> [What is asked]: Print exactly the lines from the first one down to the line containing "import * as", both ends included, with no pictures and nothing else.

* START Source data *

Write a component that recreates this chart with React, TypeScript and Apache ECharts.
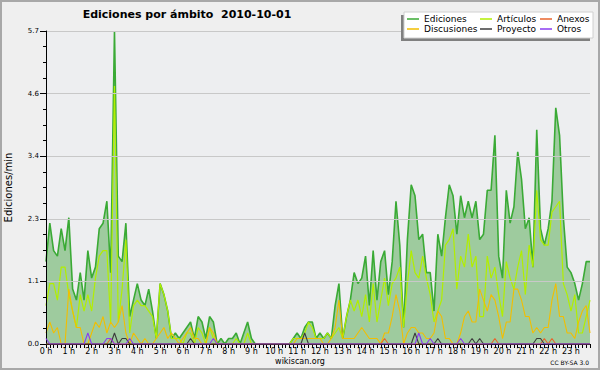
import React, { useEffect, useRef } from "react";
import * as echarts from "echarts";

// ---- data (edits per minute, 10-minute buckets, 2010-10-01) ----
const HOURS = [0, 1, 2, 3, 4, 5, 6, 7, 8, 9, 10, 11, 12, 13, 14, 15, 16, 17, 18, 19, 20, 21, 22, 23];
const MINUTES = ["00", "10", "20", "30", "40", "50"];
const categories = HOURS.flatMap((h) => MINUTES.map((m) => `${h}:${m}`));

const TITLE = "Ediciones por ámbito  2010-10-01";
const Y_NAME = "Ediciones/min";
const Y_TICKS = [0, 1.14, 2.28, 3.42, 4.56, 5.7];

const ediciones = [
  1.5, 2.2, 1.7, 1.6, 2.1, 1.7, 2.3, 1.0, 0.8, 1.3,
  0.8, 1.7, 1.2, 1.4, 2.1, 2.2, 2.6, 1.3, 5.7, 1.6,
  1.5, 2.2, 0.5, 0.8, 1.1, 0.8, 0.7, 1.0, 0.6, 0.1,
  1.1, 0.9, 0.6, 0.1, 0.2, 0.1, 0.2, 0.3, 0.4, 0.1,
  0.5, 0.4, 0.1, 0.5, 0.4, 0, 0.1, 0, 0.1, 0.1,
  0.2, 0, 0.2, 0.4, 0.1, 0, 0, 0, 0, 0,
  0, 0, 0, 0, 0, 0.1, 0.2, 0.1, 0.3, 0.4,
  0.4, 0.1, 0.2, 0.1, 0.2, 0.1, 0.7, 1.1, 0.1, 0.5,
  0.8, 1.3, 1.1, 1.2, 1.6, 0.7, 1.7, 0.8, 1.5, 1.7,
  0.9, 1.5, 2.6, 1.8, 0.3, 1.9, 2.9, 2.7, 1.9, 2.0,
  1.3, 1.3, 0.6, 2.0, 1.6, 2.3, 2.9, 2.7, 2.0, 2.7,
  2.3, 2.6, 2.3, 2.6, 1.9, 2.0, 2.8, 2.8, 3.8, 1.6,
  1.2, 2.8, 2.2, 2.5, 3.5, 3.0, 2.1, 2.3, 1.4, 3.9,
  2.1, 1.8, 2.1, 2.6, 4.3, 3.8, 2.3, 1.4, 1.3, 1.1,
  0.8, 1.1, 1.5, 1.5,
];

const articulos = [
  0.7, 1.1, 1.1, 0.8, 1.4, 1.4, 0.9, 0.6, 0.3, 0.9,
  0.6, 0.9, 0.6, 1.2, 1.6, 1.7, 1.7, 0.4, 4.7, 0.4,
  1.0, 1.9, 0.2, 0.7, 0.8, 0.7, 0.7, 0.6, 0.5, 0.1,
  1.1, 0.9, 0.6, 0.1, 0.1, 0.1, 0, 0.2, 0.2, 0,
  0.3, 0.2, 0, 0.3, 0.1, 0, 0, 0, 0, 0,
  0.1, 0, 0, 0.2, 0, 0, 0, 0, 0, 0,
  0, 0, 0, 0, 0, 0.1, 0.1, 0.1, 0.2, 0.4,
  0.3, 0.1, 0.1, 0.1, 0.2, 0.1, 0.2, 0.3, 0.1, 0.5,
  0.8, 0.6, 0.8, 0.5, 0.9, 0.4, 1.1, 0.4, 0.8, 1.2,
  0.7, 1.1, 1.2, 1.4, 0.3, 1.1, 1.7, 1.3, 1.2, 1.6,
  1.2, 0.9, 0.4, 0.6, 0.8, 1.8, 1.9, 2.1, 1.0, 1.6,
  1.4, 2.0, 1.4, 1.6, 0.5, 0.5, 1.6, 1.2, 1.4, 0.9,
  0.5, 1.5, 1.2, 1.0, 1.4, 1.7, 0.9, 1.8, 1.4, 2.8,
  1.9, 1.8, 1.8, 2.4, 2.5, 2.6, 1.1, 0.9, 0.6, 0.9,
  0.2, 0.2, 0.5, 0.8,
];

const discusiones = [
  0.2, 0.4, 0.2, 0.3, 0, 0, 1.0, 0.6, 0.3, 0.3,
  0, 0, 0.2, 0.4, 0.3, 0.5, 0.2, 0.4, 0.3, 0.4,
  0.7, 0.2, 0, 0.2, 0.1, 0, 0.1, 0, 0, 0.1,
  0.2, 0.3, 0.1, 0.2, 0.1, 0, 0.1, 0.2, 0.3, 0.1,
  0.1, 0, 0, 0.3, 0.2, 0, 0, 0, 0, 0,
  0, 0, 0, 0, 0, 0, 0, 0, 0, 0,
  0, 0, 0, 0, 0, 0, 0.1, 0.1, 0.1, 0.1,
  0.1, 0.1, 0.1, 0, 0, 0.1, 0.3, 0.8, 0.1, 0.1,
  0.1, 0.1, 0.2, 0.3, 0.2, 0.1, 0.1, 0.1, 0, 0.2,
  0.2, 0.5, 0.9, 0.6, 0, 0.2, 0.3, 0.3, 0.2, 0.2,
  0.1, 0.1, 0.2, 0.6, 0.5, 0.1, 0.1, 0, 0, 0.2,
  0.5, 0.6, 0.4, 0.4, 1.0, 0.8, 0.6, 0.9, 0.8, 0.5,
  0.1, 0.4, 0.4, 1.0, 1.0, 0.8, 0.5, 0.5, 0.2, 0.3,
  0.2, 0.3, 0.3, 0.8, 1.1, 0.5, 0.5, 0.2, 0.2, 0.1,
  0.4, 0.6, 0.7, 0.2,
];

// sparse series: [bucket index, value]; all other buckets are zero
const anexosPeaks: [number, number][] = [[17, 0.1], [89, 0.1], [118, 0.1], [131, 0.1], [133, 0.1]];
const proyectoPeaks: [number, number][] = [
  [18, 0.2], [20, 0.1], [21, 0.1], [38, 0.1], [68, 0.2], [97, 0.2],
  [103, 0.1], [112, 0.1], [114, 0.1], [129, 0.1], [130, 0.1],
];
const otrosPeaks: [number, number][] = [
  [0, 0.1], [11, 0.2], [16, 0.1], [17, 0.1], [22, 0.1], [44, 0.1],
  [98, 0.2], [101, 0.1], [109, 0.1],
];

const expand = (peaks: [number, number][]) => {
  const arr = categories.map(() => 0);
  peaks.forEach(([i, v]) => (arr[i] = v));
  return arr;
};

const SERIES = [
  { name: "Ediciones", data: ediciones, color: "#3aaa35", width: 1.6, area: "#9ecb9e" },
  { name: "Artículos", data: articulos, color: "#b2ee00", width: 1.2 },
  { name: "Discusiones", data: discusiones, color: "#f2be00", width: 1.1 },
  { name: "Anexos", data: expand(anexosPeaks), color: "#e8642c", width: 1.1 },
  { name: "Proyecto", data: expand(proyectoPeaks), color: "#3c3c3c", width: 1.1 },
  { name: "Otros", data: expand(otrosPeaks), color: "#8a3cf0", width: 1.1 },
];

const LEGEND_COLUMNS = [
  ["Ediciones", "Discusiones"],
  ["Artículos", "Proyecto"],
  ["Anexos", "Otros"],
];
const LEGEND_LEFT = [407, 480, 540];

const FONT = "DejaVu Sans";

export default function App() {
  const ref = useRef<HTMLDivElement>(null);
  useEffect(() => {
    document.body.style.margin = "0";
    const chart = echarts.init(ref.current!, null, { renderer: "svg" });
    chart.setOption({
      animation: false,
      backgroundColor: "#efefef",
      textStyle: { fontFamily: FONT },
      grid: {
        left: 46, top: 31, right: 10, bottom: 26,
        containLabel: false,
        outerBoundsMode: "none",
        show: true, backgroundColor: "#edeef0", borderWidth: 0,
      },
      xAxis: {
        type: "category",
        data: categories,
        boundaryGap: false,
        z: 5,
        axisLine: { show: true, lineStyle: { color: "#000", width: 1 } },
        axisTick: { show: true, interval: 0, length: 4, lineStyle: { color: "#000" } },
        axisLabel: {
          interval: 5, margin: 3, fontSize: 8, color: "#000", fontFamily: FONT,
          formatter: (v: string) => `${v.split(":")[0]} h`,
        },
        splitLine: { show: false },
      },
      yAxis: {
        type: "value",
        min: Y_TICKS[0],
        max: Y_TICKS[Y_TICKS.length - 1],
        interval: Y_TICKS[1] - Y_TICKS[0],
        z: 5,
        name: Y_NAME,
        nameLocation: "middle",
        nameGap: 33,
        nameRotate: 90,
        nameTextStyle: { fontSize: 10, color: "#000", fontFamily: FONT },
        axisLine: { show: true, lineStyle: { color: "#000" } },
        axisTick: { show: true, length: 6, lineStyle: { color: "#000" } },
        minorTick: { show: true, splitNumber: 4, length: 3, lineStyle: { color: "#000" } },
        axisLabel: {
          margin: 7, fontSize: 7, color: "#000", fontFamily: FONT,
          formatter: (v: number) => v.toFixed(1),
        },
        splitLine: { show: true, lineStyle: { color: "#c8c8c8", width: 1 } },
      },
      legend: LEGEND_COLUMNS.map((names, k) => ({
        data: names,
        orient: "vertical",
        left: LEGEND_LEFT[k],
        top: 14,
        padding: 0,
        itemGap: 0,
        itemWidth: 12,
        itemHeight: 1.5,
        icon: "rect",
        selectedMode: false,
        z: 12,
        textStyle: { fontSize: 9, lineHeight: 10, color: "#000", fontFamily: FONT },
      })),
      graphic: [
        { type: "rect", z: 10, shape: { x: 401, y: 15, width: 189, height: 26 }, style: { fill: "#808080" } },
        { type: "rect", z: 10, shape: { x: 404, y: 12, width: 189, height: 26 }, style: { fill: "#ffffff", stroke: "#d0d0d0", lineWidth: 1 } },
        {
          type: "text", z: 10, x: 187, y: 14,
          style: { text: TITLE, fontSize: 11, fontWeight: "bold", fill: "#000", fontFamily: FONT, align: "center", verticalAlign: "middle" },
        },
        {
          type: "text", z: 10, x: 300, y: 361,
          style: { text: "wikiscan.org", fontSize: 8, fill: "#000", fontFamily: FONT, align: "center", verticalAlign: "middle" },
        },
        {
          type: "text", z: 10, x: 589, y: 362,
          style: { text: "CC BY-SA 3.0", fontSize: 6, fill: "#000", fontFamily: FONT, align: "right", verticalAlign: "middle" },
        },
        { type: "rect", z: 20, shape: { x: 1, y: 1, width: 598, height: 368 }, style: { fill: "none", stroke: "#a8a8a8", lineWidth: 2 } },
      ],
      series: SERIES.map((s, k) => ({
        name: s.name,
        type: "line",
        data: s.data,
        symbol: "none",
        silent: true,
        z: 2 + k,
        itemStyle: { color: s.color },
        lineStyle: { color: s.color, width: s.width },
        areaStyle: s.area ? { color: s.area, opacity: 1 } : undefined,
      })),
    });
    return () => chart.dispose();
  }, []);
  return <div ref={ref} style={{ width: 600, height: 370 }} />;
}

* END Source data *

> [Correct response]:
Write a component that recreates this chart with React, TypeScript and Apache ECharts.
import React, { useEffect, useRef } from "react";
import * as echarts from "echarts";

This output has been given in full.